Created for the advancement of learning and supported by the estate of professor, U.S. senator and UW Regent William F. Vilas (1840-1908), Vilas Research Professorships are granted to University of Wisconsin–Madison faculty with proven research ability and unusual qualifications and promise. The recipients of the award have contributed significantly to the research mission of the university and are recognized both nationally and internationally among the leaders in their field.

Lee, the Frederick Erickson Wisconsin Alumni Research Professor of Educational Policy Studies and associate dean for education in the School of Education, focuses her research on the role education plays in incorporating children from immigrant and refugee backgrounds into the United States and the impact the process has on larger immigrant and refugee communities. Her work highlights the relationship between national and local contexts — including policies, educational practices and social attitudes — in shaping opportunities for immigrant and migrant students.

A pioneering scholar on the role of education in the racialization of diverse groups of Asian American youth, Lee has published three books, co-edited three more and served as an editor of Anthropology & Education Quarterly. She has received distinguished achievement awards from the American Educational Studies Association and the Council on Anthropology and Education of American Anthropological Association.

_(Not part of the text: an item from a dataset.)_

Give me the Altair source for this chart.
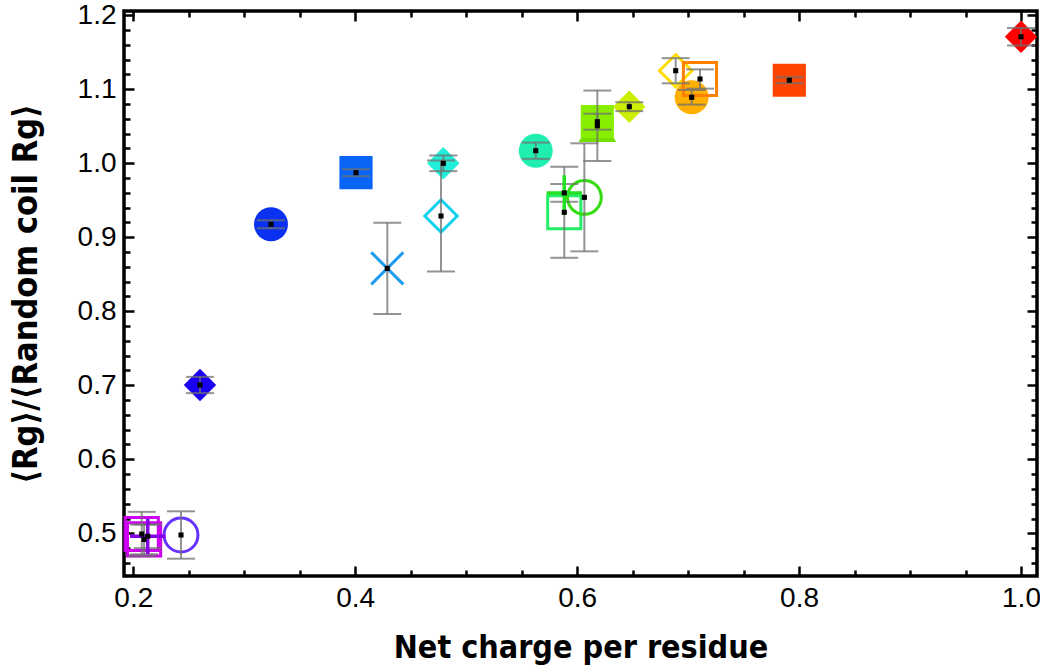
import altair as alt
import pandas as pd

# ---- data ----
x_vals = [0.2076, 0.2097, 0.2130, 0.2430, 0.2601, 0.3241, 0.4007, 0.4289, 0.4773, 0.4794,
          0.5627, 0.5884, 0.5884, 0.6065, 0.6182, 0.6182, 0.6470, 0.6888, 0.7032, 0.7107,
          0.7912, 1.0000]
y_vals = [0.499, 0.4917, 0.496, 0.4977, 0.7004, 0.9176, 0.9873, 0.858, 0.9288, 1.000,
          1.017, 0.9338, 0.960, 0.954, 1.0507, 1.0562, 1.0765, 1.1251, 1.0892, 1.1139,
          1.1122, 1.171]
y_errs = [0.030, 0.020, 0.016, 0.032, 0.011, 0.0054, 0.0047, 0.0617, 0.075, 0.0106,
          0.011, 0.0615, 0.012, 0.073, 0.0476, 0.0108, 0.006, 0.017, 0.0099, 0.013,
          0.004, 0.0118]
colors = ["#cc00ee", "#cc00ee", "#8400e6", "#6633ff", "#1a00f0", "#0a30f0", "#0a64f5",
          "#1e9cf0", "#10d0f0", "#20eed8", "#20eeb0", "#22ee66", "#22e022", "#33dd11",
          "#77dd00", "#88ee00", "#ccee00", "#ffdd00", "#ffb000", "#ff8000", "#ff4500",
          "#ff0000"]
shapes = ["square", "square", "plus", "circle", "diamond", "circle", "square", "x",
          "diamond", "diamond", "circle", "square", "plus", "circle", "triangle-up",
          "square", "diamond", "diamond", "circle", "square", "square", "diamond"]
filled = [False, False, False, False, True, True, True, False, False, True, True, False,
          False, False, True, True, True, False, True, False, True, True]

x_major = [0.2, 0.4, 0.6, 0.8, 1.0]
x_minor = [0.25, 0.3, 0.35, 0.45, 0.5, 0.55, 0.65, 0.7, 0.75, 0.85, 0.9, 0.95]
y_major = [0.5, 0.6, 0.7, 0.8, 0.9, 1.0, 1.1, 1.2]
y_minor = [0.44, 0.46, 0.48, 0.52, 0.54, 0.56, 0.58, 0.62, 0.64, 0.66, 0.68, 0.72, 0.74,
           0.76, 0.78, 0.82, 0.84, 0.86, 0.88, 0.92, 0.94, 0.96, 0.98, 1.02, 1.04, 1.06,
           1.08, 1.12, 1.14, 1.16, 1.18]

# ---- styles ----
SHAPE_PATHS = {
    "plus": "M -1 0 L 1 0 M 0 -1 L 0 1",
    "x": "M -1 -1 L 1 1 M 1 -1 L -1 1",
}
SIZES = {"square": 1100, "circle": 1150, "diamond": 1050, "triangle-up": 1400,
         "plus": 1250, "x": 1024}

df = pd.DataFrame({"x": x_vals, "y": y_vals, "err": y_errs, "color": colors,
                   "shape": shapes, "filled": filled})
df["ylo"] = df["y"] - df["err"]
df["yhi"] = df["y"] + df["err"]
df["sym"] = df["shape"].map(lambda s: SHAPE_PATHS.get(s, s))
df["size"] = df["shape"].map(SIZES)
df["isplus"] = df["shape"] == "plus"

xs = alt.Scale(domain=[0.19162, 1.01442], nice=False, zero=False)
ys = alt.Scale(domain=[0.4423, 1.2058], nice=False, zero=False)

LAB = "Liberation Sans Narrow, Liberation Sans, Arial, sans-serif"
LABY = "Liberation Sans, Arial, sans-serif"
TITLEF = "DejaVu Sans Condensed, Liberation Sans, Arial, sans-serif"
TICK = dict(tickColor="black", tickWidth=2.5, domain=False, grid=False)
MAJ, MIN = 10, 6

ax_bottom = alt.Axis(orient="bottom", values=x_major, offset=-MAJ, tickSize=MAJ, format=".1f",
                     labelFont=LAB, labelFontSize=28, labelColor="black", labelPadding=8,
                     labelFlush=False, title="Net charge per residue", titleFont=TITLEF,
                     titleFontSize=32, titleFontWeight="bold", titleColor="black",
                     titlePadding=20, **TICK)
ax_left = alt.Axis(orient="left", values=y_major, offset=-MAJ, tickSize=MAJ, format=".1f",
                   labelFont=LABY, labelFontSize=28, labelColor="black", labelPadding=8,
                   labelFlush=False, title="\u27e8Rg\u27e9/\u27e8Random coil Rg\u27e9",
                   titleFont=TITLEF, titleFontSize=34, titleFontWeight="bold",
                   titleColor="black", titlePadding=34, **TICK)
ax_bottom_min = alt.Axis(orient="bottom", values=x_minor, offset=-MIN, tickSize=MIN,
                         labels=False, title=None, **TICK)
ax_left_min = alt.Axis(orient="left", values=y_minor, offset=-MIN, tickSize=MIN,
                       labels=False, title=None, **TICK)
ax_top = alt.Axis(orient="top", values=x_major, offset=-MAJ, tickSize=MAJ,
                  labels=False, title=None, **TICK)
ax_right = alt.Axis(orient="right", values=y_major, offset=-MAJ, tickSize=MAJ,
                    labels=False, title=None, **TICK)
ax_top_min = alt.Axis(orient="top", values=x_minor, offset=-MIN, tickSize=MIN,
                      labels=False, title=None, **TICK)
ax_right_min = alt.Axis(orient="right", values=y_minor, offset=-MIN, tickSize=MIN,
                        labels=False, title=None, **TICK)

base = alt.Chart(df)


def axis_layer(xa, ya):
    return base.mark_point(opacity=0).encode(
        x=alt.X("x:Q", scale=xs, axis=xa), y=alt.Y("y:Q", scale=ys, axis=ya))


def sym_enc():
    return dict(
        x=alt.X("x:Q", scale=xs, axis=None),
        y=alt.Y("y:Q", scale=ys, axis=None),
        color=alt.Color("color:N", scale=None),
        shape=alt.Shape("sym:N", scale=None),
        size=alt.Size("size:Q", scale=None),
    )


filled_pts = base.transform_filter("datum.filled").mark_point(filled=True, opacity=1).encode(
    x=alt.X("x:Q", scale=xs, axis=ax_bottom),
    y=alt.Y("y:Q", scale=ys, axis=ax_left),
    color=alt.Color("color:N", scale=None),
    shape=alt.Shape("sym:N", scale=None),
    size=alt.Size("size:Q", scale=None),
)
open_pts = base.transform_filter("!datum.filled && !datum.isplus").mark_point(
    filled=False, opacity=1, strokeWidth=3).encode(**sym_enc())
plus_pts = base.transform_filter("datum.isplus").mark_point(
    filled=False, opacity=1, strokeWidth=3.5).encode(**sym_enc())
bars = base.mark_rule(color="#707070", opacity=0.75, strokeWidth=2).encode(
    x=alt.X("x:Q", scale=xs, axis=None),
    y=alt.Y("ylo:Q", scale=ys, axis=None),
    y2="yhi:Q",
)
caps_lo = base.mark_tick(orient="horizontal", color="#707070", opacity=0.75,
                         thickness=2, size=28).encode(
    x=alt.X("x:Q", scale=xs, axis=None),
    y=alt.Y("ylo:Q", scale=ys, axis=None),
)
caps_hi = base.mark_tick(orient="horizontal", color="#707070", opacity=0.75,
                         thickness=2, size=28).encode(
    x=alt.X("x:Q", scale=xs, axis=None),
    y=alt.Y("yhi:Q", scale=ys, axis=None),
)
dots = base.mark_square(color="black", size=26, opacity=1).encode(
    x=alt.X("x:Q", scale=xs, axis=None),
    y=alt.Y("y:Q", scale=ys, axis=None),
)

chart = alt.layer(
    axis_layer(ax_bottom_min, ax_left_min),
    axis_layer(ax_top, ax_right),
    axis_layer(ax_top_min, ax_right_min),
    filled_pts, open_pts, bars, caps_lo, caps_hi, plus_pts, dots,
).resolve_axis(x="independent", y="independent").properties(
    width=913, height=565, autosize="none",
    padding={"left": 124, "top": 11, "right": 3, "bottom": 94},
    background="white",
).configure_view(stroke="black", strokeWidth=3.5)

chart.save("out.html", embed_options={"renderer": "svg", "actions": False})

Livny, the John P. Morgridge Professor of Computer Sciences, is founding director of the Center for High Throughput Computing. His early research established an understanding of how scientific discovery can be advanced by communities of autonomous, networked computers. Livny pioneered methodologies of high-throughput computing and built the widely adopted HTCondor Software Suite, which facilitates the management and sharing of (often huge assemblages of) data through computing tasks handled by distributed computing resources.

The principles that underpin Livny’s work formed shared research computing on the UW–Madison campus and have also been used in some of the world’s largest scientific endeavors — including Nobel Prize-winning discoveries like the discovery of the Higgs boson in 2012.

Vilas Research Professorships include additional salary and $50,000 in flexible research funding.